Take the bomb threat called in to the Boston Globe, the paper that started the editorial revolt against Trump’s attacks on the press. Somewhere out there, someone decided the Globe should be bombed for speaking truth to power when the Globe actually deserves to be honored for fearlessly leading the nationwide media blowback against Trump’s attempts to silence the press.

Yet, while the national media was fighting back against Trump’s inflammatory words, Zinke was in California using the wildfires to cast blame on environmentalists. Yep, the very people who have been warning for decades that the continued burning of coal, oil and gas were overloading the atmosphere with greenhouse gasses are the ones to blame when their global warming predictions come true.

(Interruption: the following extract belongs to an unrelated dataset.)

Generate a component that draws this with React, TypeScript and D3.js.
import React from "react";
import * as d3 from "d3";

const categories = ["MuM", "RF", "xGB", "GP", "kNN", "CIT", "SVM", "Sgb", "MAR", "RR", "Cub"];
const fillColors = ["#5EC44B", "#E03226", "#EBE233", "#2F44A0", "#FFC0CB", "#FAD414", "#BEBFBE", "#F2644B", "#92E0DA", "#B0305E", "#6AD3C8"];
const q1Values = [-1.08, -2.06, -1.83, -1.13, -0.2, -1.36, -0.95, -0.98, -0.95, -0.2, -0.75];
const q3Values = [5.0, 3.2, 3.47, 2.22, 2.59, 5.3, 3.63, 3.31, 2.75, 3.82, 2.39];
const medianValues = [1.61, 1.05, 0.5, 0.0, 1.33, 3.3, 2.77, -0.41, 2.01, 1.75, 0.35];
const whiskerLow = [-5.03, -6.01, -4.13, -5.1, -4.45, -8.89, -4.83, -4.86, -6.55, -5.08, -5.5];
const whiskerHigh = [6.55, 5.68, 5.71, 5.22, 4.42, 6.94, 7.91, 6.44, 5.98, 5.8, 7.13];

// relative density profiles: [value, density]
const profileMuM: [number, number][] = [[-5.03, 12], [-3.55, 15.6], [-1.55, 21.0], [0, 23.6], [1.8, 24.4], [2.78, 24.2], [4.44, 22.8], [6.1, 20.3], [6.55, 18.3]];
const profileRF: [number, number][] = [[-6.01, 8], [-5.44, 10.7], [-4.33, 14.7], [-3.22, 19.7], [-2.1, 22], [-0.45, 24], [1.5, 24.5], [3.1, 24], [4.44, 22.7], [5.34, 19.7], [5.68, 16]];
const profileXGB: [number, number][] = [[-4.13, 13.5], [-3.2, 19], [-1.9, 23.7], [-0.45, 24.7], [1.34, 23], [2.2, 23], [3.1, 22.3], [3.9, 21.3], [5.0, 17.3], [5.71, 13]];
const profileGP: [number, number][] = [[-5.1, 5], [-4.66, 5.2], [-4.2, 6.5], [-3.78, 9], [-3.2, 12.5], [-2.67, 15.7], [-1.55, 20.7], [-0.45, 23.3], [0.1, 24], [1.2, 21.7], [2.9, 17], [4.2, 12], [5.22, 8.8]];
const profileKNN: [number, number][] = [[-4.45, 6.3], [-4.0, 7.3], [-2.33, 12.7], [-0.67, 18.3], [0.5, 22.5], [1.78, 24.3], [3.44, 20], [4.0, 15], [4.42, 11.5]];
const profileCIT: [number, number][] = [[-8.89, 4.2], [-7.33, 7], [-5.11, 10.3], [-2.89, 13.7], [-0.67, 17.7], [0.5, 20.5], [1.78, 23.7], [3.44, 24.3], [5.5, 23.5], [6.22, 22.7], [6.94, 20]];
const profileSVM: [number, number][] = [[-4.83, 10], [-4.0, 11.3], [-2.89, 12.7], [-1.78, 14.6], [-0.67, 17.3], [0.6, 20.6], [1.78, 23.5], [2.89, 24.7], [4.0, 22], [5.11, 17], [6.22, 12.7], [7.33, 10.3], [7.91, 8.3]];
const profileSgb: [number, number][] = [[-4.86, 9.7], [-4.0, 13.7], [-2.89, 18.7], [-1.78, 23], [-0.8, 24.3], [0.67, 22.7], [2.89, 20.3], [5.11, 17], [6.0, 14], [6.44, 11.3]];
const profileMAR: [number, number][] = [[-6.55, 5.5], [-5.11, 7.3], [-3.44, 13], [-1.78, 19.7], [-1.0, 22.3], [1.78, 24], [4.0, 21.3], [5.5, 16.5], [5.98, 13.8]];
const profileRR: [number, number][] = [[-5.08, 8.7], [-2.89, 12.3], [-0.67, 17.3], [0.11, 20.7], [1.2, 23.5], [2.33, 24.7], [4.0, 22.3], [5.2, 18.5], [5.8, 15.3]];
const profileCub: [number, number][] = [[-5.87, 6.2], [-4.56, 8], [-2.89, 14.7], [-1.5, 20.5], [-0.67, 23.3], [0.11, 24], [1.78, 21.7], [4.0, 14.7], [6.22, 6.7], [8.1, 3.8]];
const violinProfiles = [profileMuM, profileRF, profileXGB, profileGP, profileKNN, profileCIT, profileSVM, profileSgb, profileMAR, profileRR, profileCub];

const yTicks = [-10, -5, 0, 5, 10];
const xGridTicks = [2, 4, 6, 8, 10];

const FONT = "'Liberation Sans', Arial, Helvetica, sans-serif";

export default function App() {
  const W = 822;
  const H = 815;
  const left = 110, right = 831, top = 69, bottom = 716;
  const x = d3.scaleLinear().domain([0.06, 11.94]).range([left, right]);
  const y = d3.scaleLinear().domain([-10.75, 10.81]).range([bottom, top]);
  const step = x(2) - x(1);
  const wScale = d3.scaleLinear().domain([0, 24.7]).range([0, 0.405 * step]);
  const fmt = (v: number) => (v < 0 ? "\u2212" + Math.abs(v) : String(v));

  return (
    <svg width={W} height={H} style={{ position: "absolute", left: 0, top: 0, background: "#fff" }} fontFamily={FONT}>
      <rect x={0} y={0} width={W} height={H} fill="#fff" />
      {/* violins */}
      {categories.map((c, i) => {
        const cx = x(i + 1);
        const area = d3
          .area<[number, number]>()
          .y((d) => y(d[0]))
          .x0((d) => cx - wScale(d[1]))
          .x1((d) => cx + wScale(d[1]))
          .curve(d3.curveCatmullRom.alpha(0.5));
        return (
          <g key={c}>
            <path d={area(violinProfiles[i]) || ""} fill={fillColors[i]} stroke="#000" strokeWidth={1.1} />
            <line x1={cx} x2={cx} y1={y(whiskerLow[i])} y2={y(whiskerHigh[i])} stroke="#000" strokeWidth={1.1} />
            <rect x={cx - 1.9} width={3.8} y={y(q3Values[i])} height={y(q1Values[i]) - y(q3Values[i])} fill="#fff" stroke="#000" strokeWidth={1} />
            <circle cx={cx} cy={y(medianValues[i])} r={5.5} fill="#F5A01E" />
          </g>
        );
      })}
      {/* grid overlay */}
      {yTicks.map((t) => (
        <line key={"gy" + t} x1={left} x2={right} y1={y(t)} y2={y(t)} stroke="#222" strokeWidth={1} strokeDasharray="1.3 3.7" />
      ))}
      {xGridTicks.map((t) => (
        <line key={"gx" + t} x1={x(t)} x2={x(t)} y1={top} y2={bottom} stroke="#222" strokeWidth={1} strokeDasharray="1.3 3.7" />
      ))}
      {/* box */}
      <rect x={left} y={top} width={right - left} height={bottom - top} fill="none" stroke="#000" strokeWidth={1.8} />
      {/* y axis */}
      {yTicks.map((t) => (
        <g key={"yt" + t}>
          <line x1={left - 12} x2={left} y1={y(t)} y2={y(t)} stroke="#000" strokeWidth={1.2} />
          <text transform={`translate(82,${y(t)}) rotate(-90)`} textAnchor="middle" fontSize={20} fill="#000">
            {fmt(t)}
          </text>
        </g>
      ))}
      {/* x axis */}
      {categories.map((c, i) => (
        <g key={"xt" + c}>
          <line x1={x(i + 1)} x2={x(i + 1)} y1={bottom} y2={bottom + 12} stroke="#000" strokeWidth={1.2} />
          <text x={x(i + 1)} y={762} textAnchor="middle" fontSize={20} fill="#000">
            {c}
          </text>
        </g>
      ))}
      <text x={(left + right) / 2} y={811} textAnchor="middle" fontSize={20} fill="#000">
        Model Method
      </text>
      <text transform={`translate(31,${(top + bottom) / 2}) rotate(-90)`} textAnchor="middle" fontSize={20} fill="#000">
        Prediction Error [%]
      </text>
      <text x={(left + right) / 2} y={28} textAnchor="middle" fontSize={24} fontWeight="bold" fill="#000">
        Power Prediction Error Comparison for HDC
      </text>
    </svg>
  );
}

Unfortunately, Zinke didn’t stop there. Instead he went on to recklessly label those who used the judiciary to force federal land management agencies to comply with the law as “environmental terrorists.” One might wonder how it’s possible that this guy doesn’t understand the three “separate and equal” branches that are the very foundation of our government. Or that the judiciary exists as part of the checks and balances on the very abuses of the executive branch so blatantly in evidence in the Trump administration.

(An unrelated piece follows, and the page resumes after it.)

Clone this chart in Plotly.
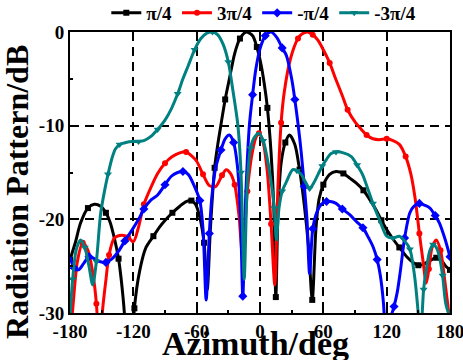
import plotly.graph_objects as go

# ---- data (azimuth in deg, radiation pattern in dB) ----
labels = ["π/4", "3π/4", "-π/4", "-3π/4"]

az_pi4 = [-180, -175, -170, -163, -157, -151, -146, -142, -138, -134, -131.5, -128.5, -124, -119, -114, -108, -101, -95, -89,
          -83, -76, -70, -65, -61, -57, -53, -50, -47, -43, -40, -37, -33, -29, -24, -19, -13, -7, -3, 1, 4, 7, 10.5, 13, 15,
          17, 20, 24, 28, 33, 37.5, 42, 46, 49.5, 53, 56, 60, 66, 72, 79, 85, 91, 98, 104, 110, 115, 120, 126, 132, 139, 145,
          150, 155, 161, 167, 172, 176, 180]
db_pi4 = [-24.3, -22.5, -20.4, -18.8, -18.4, -18.6, -19.3, -20.3, -22.0, -24.2, -26.4, -30, -40, -29.5, -25.5, -23.0, -21.8, -20.8, -20.0,
          -19.3, -18.6, -18.1, -18.0, -18.4, -19.8, -22.5, -27.5, -21.0, -14.5, -12.0, -9.9, -7.2, -5.0, -2.3, -0.7, 0.0, -0.4, -1.6, -3.5, -5.5, -8.1, -12.9, -18.5, -28.3,
          -19.5, -14.0, -11.8, -11.0, -12.0, -14.7, -18.5, -23.0, -28.6, -21.0, -17.8, -16.3, -15.2, -14.9, -15.1, -15.6, -16.1, -16.9, -17.9, -19.0, -20.1, -21.1, -22.1, -23.0, -24.0, -24.6,
          -24.9, -24.8, -24.4, -24.1, -24.4, -25.0, -25.4]

az_3pi4 = [-180, -177, -173, -168, -163, -158, -155, -152, -149, -146, -143, -138, -131, -125, -120, -115, -110, -103, -97, -90,
           -83, -76, -70, -65, -60, -54, -48, -42, -36, -32, -28, -24, -20, -16.5, -12, -8, -4, -1, 3, 7, 10.5, 14,
           17, 20, 23, 29, 36, 40, 45, 50, 55, 60, 66, 72, 78, 83, 90, 96, 101, 107, 113, 120, 126, 132, 138, 143,
           147, 151, 154.5, 157.5, 160, 163, 167, 171, 175, 180]
db_3pi4 = [-33, -29, -24.5, -22.5, -23.3, -26.0, -29.0, -34, -29.5, -26.5, -23.8, -22.0, -21.7, -21.9, -22.4, -20.8, -18.4, -16.5, -15.1, -14.0,
           -13.3, -12.9, -12.8, -13.2, -13.8, -15.2, -16.4, -16.5, -15.3, -14.7, -15.1, -16.3, -19.5, -24.0, -17.0, -13.3, -11.3, -10.8, -11.8, -15.0, -20.5, -27.0,
           -16.5, -9.7, -6.4, -2.8, -0.7, -0.2, 0.0, -0.3, -0.9, -1.9, -3.3, -5.1, -6.8, -8.3, -9.6, -10.4, -11.0, -11.4, -11.5, -11.4, -11.6, -12.0, -13.3, -15.2,
           -17.8, -21.5, -24.5, -26.8, -25.3, -23.0, -22.2, -23.3, -26.5, -31.0]

az_mpi4 = [-180, -176, -172, -167, -162, -157, -152, -146, -140, -134, -128, -121, -115, -110, -103, -97, -90, -84, -78, -73,
           -68, -62, -57, -54, -51, -48, -45.5, -42, -37, -33, -29, -25, -21.5, -18.5, -16.3, -13.5, -10, -7, -4, 0,
           5, 10.5, 16, 21, 25, 30, 33, 36, 39, 42, 44.5, 47, 50, 54, 58, 63, 67, 72, 78, 85, 91, 97.5, 103, 107, 111,
           114, 117, 120.5, 124, 127, 130, 133, 137, 142, 146, 151, 156, 161, 166, 170, 175, 180]
db_mpi4 = [-24.0, -25.2, -25.4, -24.7, -24.0, -24.2, -24.5, -24.6, -24.2, -23.4, -22.3, -21.1, -20.0, -18.9, -17.9, -17.4, -16.3, -15.4, -15.0, -14.9,
           -15.2, -16.5, -18.0, -21.0, -28.6, -21.5, -17.5, -14.5, -12.6, -11.4, -11.0, -11.8, -14.2, -19.5, -28.2, -17.5, -9.9, -6.7, -4.0, -1.8,
           -0.4, 0.0, -0.6, -1.7, -2.5, -5.0, -7.2, -9.8, -12.8, -16.5, -20.0, -25.8, -21.0, -19.2, -18.4, -18.1, -18.1, -18.3, -18.9, -19.5, -20.2, -20.9, -22.0, -22.9, -24.3,
           -26.0, -29.0, -36, -30.5, -29.3, -27.8, -25.5, -22.0, -19.3, -18.6, -18.3, -18.5, -18.8, -19.6, -20.4, -22.0, -24.0]

az_m3pi4 = [-180, -177.5, -174, -170, -166, -162, -158.5, -155, -151, -147, -144, -140, -137, -133, -127, -121, -115, -110,
            -104, -97, -90, -84, -78, -73, -68, -62, -56, -50, -45, -40, -35, -30, -26, -21, -18, -15, -12, -9, -5, -1,
            3, 6.5, 10, 13.5, 15.5, 18, 21, 25, 31, 35, 39, 43, 47, 51, 55, 59, 63, 67, 72, 79, 86.5, 92, 97.5, 102,
            107, 113, 120, 126, 132, 137, 142, 146.5, 149.5, 152, 155, 158, 161, 164, 167, 170, 173, 176, 180]
db_m3pi4 = [-30.5, -26.4, -23.2, -22.2, -23.0, -25.0, -27.0, -24.5, -19.4, -16.8, -15.2, -13.4, -12.5, -12.0, -11.8, -11.7, -11.7, -11.6,
            -11.2, -10.4, -9.4, -8.2, -6.6, -5.0, -3.6, -1.9, -0.7, -0.1, 0.0, -0.3, -1.3, -3.2, -6.0, -9.9, -15.0, -26.4, -16.0, -12.4, -11.2, -10.8,
            -11.6, -13.3, -15.6, -18.8, -22.2, -18.8, -17.0, -16.0, -14.7, -14.8, -15.2, -16.0, -16.7, -16.1, -15.2, -14.3, -13.6, -13.0, -12.8, -12.9, -13.3, -14.2, -15.3, -16.7,
            -18.3, -20.0, -21.8, -22.0, -21.8, -22.3, -23.2, -26.1, -29.5, -33, -27.5, -25.0, -23.3, -22.7, -23.0, -24.0, -26.0, -29.0, -30.5]

series = [(az_pi4, db_pi4), (az_3pi4, db_3pi4), (az_mpi4, db_mpi4), (az_m3pi4, db_m3pi4)]
colors = ["#000000", "#ff0000", "#0000ff", "#008080"]
symbols = ["square", "circle", "diamond", "triangle-down"]
msizes = [6, 6, 7, 7]

x_ticks = [-180, -120, -60, 0, 60, 120, 180]
y_ticks = [-30, -20, -10, 0]
x_title = "Azimuth/deg"
y_title = "Radiation Pattern/dB"

FONT = "Liberation Serif"

fig = go.Figure()
for (xs, ys), name, c, s, ms in zip(series, labels, colors, symbols, msizes):
    fig.add_trace(go.Scatter(
        x=xs, y=ys, name=name, mode="lines+markers",
        line=dict(color=c, width=3, shape="spline", smoothing=0.8),
        marker=dict(symbol=s, size=ms, color=c, maxdisplayed=34),
        cliponaxis=True,
    ))

axis_common = dict(
    showline=True, linewidth=2, linecolor="black", mirror=True,
    ticks="inside", ticklen=6, tickwidth=2, tickcolor="black",
    showgrid=True, gridcolor="black", gridwidth=2, griddash="9px,6px",
    zeroline=False, automargin=False, ticklabeloverflow="allow",
    tickfont=dict(family=FONT, size=19, color="black", weight="bold"),
    minor=dict(ticks="inside", ticklen=3, tickwidth=2, tickcolor="black", showgrid=False),
)

fig.update_layout(
    width=463, height=360,
    margin=dict(l=70, r=13, t=32, b=47, autoexpand=False),
    paper_bgcolor="white", plot_bgcolor="white",
    showlegend=True,
    legend=dict(
        orientation="h", x=0.51, xanchor="center", y=1.0, yanchor="bottom",
        font=dict(family=FONT, size=19, color="black", weight="bold"),
        bgcolor="rgba(0,0,0,0)", itemwidth=30, tracegroupgap=0,
    ),
    xaxis=dict(range=[-180, 180], tickvals=x_ticks, ticktext=[str(v) for v in x_ticks], **axis_common),
    yaxis=dict(range=[-30, 0], tickvals=y_ticks, ticktext=[str(v) for v in y_ticks], **axis_common),
    annotations=[
        dict(text=x_title, xref="paper", yref="paper", x=0.488, y=-0.036, xanchor="center", yanchor="top",
             showarrow=False, font=dict(family=FONT, size=34, color="black", weight="bold")),
        dict(text=y_title, xref="paper", yref="paper", x=-0.14, y=0.43, xanchor="center", yanchor="middle",
             textangle=-90, showarrow=False, font=dict(family=FONT, size=32, color="black", weight="bold")),
    ],
)
fig.update_xaxes(minor_dtick=30, minor_tick0=0)
fig.update_yaxes(minor_dtick=5, minor_tick0=0)

fig.write_html("out.html")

So tell us, Secretary Zinke, what part of taking public policy disputes to a court of law is construed as “terrorism” in your mind? And if you can’t, maybe you’d best rethink your rash and totally baseless accusations before someone, believing your false words, decides to hurt someone.

And finally, there’s Montana’s lone congressman, Greg Gianforte. That he went to Congress with absolutely no experience in lawmaking was on full display last week when some conservation groups asked him to hold public hearings on his bills to destroy Montana’s existing Wilderness Study Areas.

Gianforte’s response was to tell those organizations he’d think about having public input after the bills had passed. If this sounds totally inane there’s a good reason — it is. Anyone with any experience with lawmaking knows every word counts. The simplest example is the difference between the words “may” and “shall”; the former meaning you have a choice to do something and the latter meaning it’s mandatory. There’s every reason for Gianforte’s constituents, who are all Montanans by the way, to seek input and oversight on drafting the language of the laws that affect our quality of life — and no good reason for him to deny that.

As Thomas Jefferson sagely wrote in 1787: “Were it left to me to decide whether we should have a government without newspapers or newspapers without a government, I should not hesitate a moment to prefer the latter.” That’s advice Trump, Zinke and Gianforte should heed as every day fewer citizens are finding their threatening words and divisive “governance” acceptable.